Nick Offerman, who played Ron Swanson on Parks and Recreation, reveals the strategy he uses when fans gift him an excessive amount of bacon.
Due to his role as Ron Swanson on Parks and Recreation, Nick Offerman is sometimes given excessive amounts of bacon by fans, but he’s got a great strategy to deal with it. First airing on NBC in 2009, Parks and Recreation follows passionate, midlevel bureaucrat Leslie Knope (Amy Poehler) as she attempts to beautify her small Indiana town. Offerman also plays a pivotal role in the show as Swanson, a meat-loving libertarian who serves as the director of Knope’s department. Parks and Recreation ultimately came to an end in 2015 after seven successful seasons, but it continues to prove popular on various streaming services.
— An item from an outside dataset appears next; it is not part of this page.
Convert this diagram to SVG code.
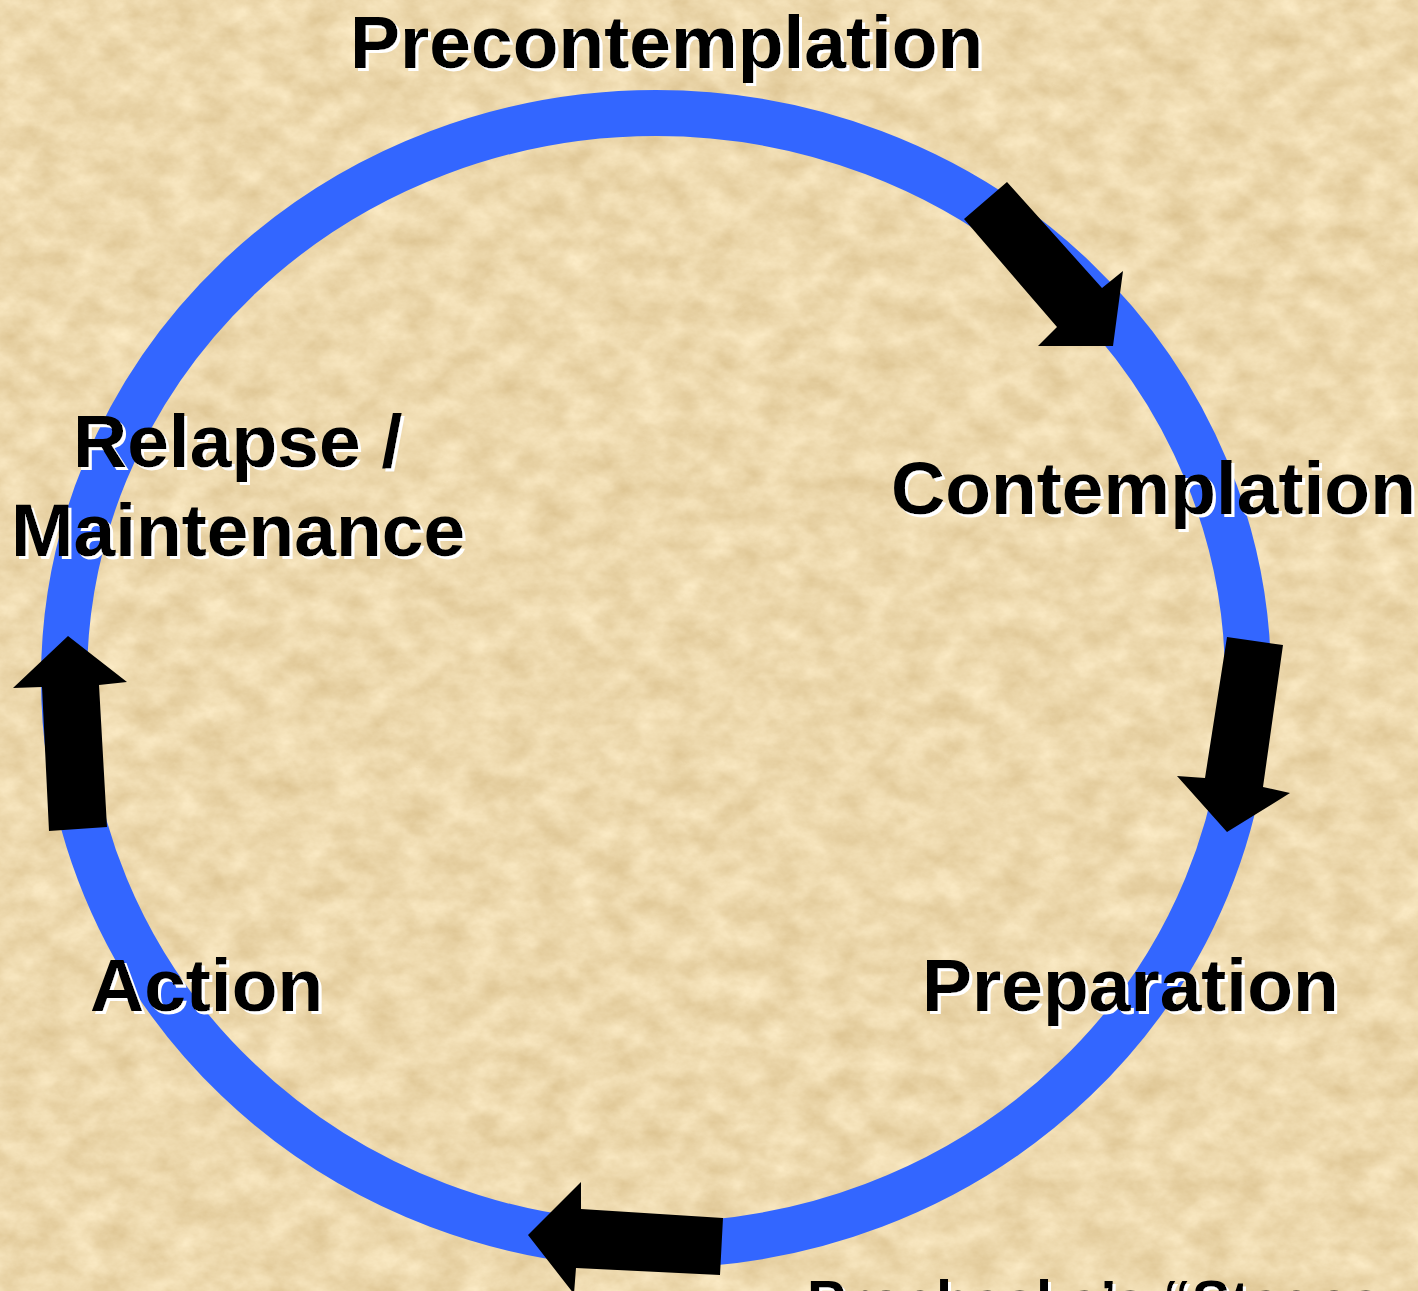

In a recent interview on Jimmy Kimmel Live, Offerman explains how his role as Swanson on Parks and Recreation has continued to follow him throughout his career and how he is often mistaken for having some of the same extreme characteristics as the beloved character.
Offerman is now more than seven years removed from the end of Parks and Recreation and most recently appeared on HBO’s The Last of Us, but he is still often recognized because of his role as Swanson. One particular aspect of Swanson that some fans have honed in on is the character’s love of meat and, in particular, bacon. While not opposed the generous meat offerings he sometimes receives, the actor reveals that he does have a useful strategy when the quantity becomes overwhelming. Check out Offerman’s full comment below:
“It’s interesting. I mean, one of the gratifying things is I never had to start working out at comedy clubs because I already had this built-in audience thanks to the generosity and spirit of the Parks and Recreation audience. And so I’ll show up at a college or at a theater and people will come tailgate as though it’s some sort of Ron Swanson barbecue. So, often they want to hang out with me before the show and they do because I roll in and they say, like, ‘Cheddar burgers,’ or ‘bratwurst.’ And I’m like, ‘I’ll be right with you. Nice to meet you guys. Can I sign your spatula?’
And then humorously, after the show, I usually need a beer or something to cool down or to bring the adrenaline down. Sometimes the hotel would be closed so I’d go to a bar or restaurant, and again, people they conflate me with Ron Swanson. So things started happening where like a cheeseburger would arrive with an inch and a half of bacon stacked on it. An impossible amount of bacon. And I would look over and out of a kitchen window a cook would be like [gives thumbs up]. You can’t eat that much bacon, you’ll die. He’s watching me so I’ll eat a little bit, maybe even hazard a bite of the burger with it. I’m like, ‘Okay, thank you.’ And then you surreptitiously put it in your pocket because you can’t send it back. This is this guy’s greatest story of his life. I’m not going to take that away from him. But I’m also not going to put my cardiologist’s kid through college by eating the whole damn thing. I learned a long time ago to carry small Ziplocs all over my person.”
Why Ron Swanson Remains One Of TV’s Most Memorable Sitcom Characters
There are a handful of memorable sitcom characters from the mid-2000s that have since become beloved figures in pop culture, including the likes of Dwight Schrute from The Office, Barney Stinson from How I Met Your Mother, and Tobias Fünke from Arrested Development. Swanson is also one of these characters, in large part due to Offerman’s performance and sensibilities. The very premise of the character is, itself, also hilarious, with Swanson, a strong proponent of small government, actively trying to sabotage government projects in Parks and Recreation while himself serving as the head of a municipal department.
Parks and Recreation takes this further, however, building out Swanson as an old-school man’s man who loves red meat, wood carving, and avoiding expressing any sort of emotion. Although he is wacky in his own ways, he comes across in Parks and Recreation as something of a straight man, playing off of more spirited or quirky characters like Knope, Andy (Chris Pratt), April (Aubrey Plaza), Tom (Aziz Ansari), Donna (Retta), and Jerry (Jim O’Heir). Swanson is certainly funny on his own, but it’s really how he plays off of the rest of the show’s characters that makes him so entertaining.
Plus, while Swanson largely stays the same throughout all seven seasons of Parks and Recreation, he is also shown to have the capacity for change. After spending several seasons avoiding doing any work or furthering any government projects, Swanson’s inner humanity does sometimes shine through when he helps Leslie or one of the other characters. While Offerman’s story suggests that there are certainly some similarities between him and Swanson, including a love of meat, the sheer quantities involved mean that he does occasionally have to whip out a Ziploc.